Re "Poor memory? Forget it," Opinion, Aug. 8
I appreciate that a younger person like Max Perry can relate to the fears of us oldsters that any little memory lapse might mean the onset of Alzheimer's disease. But he should also be taking this issue seriously, as it could well impact his future in ways that will be no joke. Without a cure, Alzheimer's will gobble up resources at an alarming rate in the next 30 years.
We lack capacity in caregiving, medical and social services to care for all those affected now. What will happen when this disease affects three times as many people? What will happen when Perry's generation, with a financial future born in recession and "nurtured" by the benevolent employers of today's business world, have fewer personal resources to help their families?
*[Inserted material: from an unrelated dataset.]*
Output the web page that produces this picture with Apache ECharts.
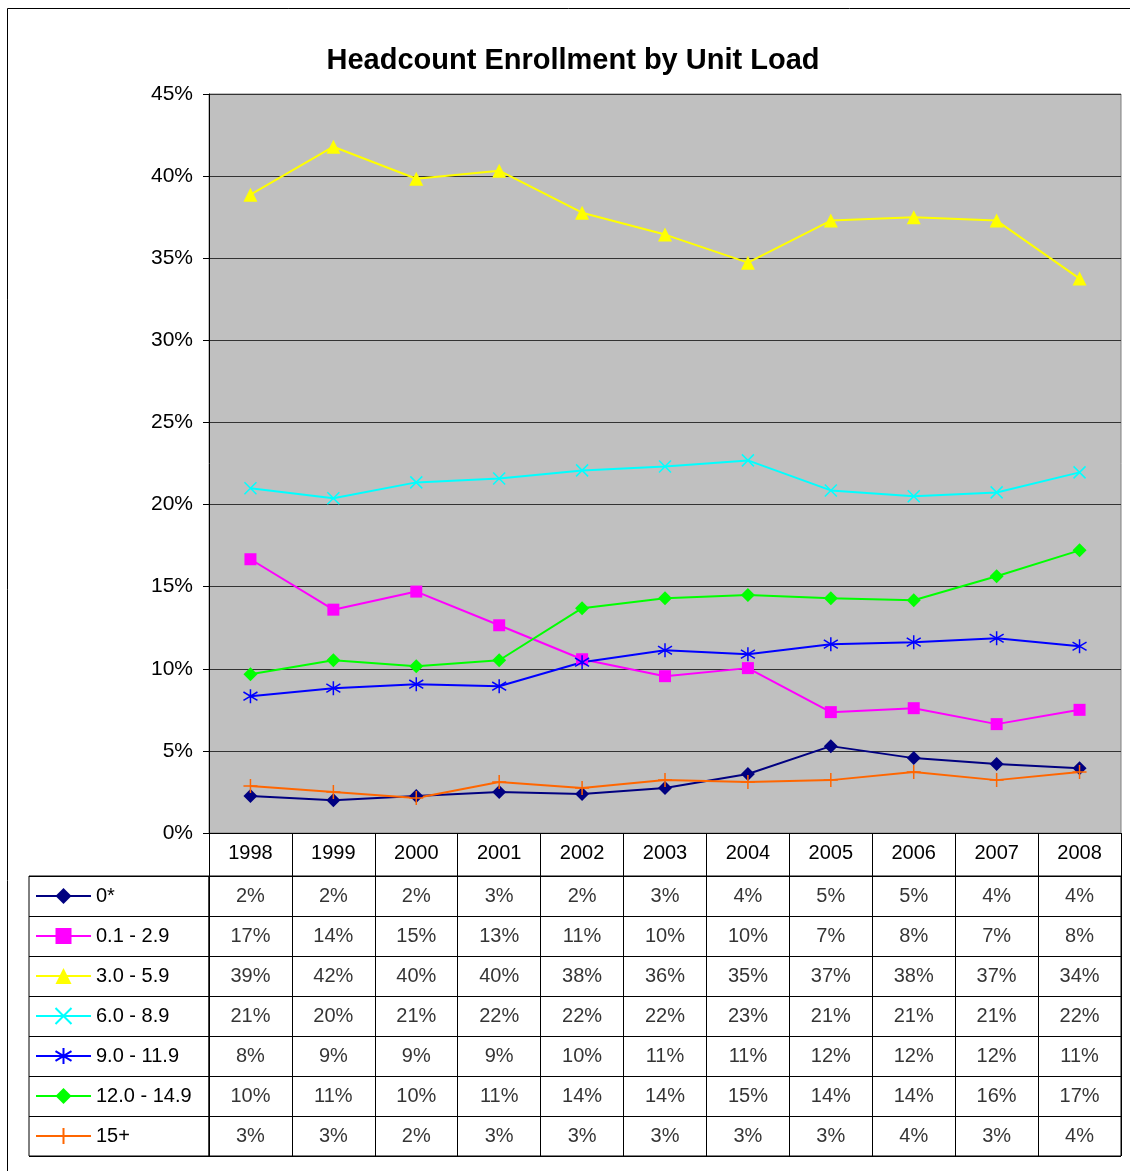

As a member of a family affected by Alzheimer's, I sometimes laugh at my minor memory lapses. But not for long.
Perry speaks directly to my heart. I have recently turned 70 and I am terrified of becoming demented. My mother had Alzheimer's disease, and in the vein of asking someone to "shoot me" I am thinking about moving to Oregon, which has physician-assisted suicide.
It is true that young people I know have problems similar to mine in recalling names of movies, books, actors and so on. Truly I have been comforted by Perry's reference to these lapses among people his age. He will help me change my focus to what I am capable of doing.
Perry, whom The Times notes is also a yoga teacher, should lead my senior gentle yoga class.
It's on Fridays, I think, at 9 or 10; I forget which.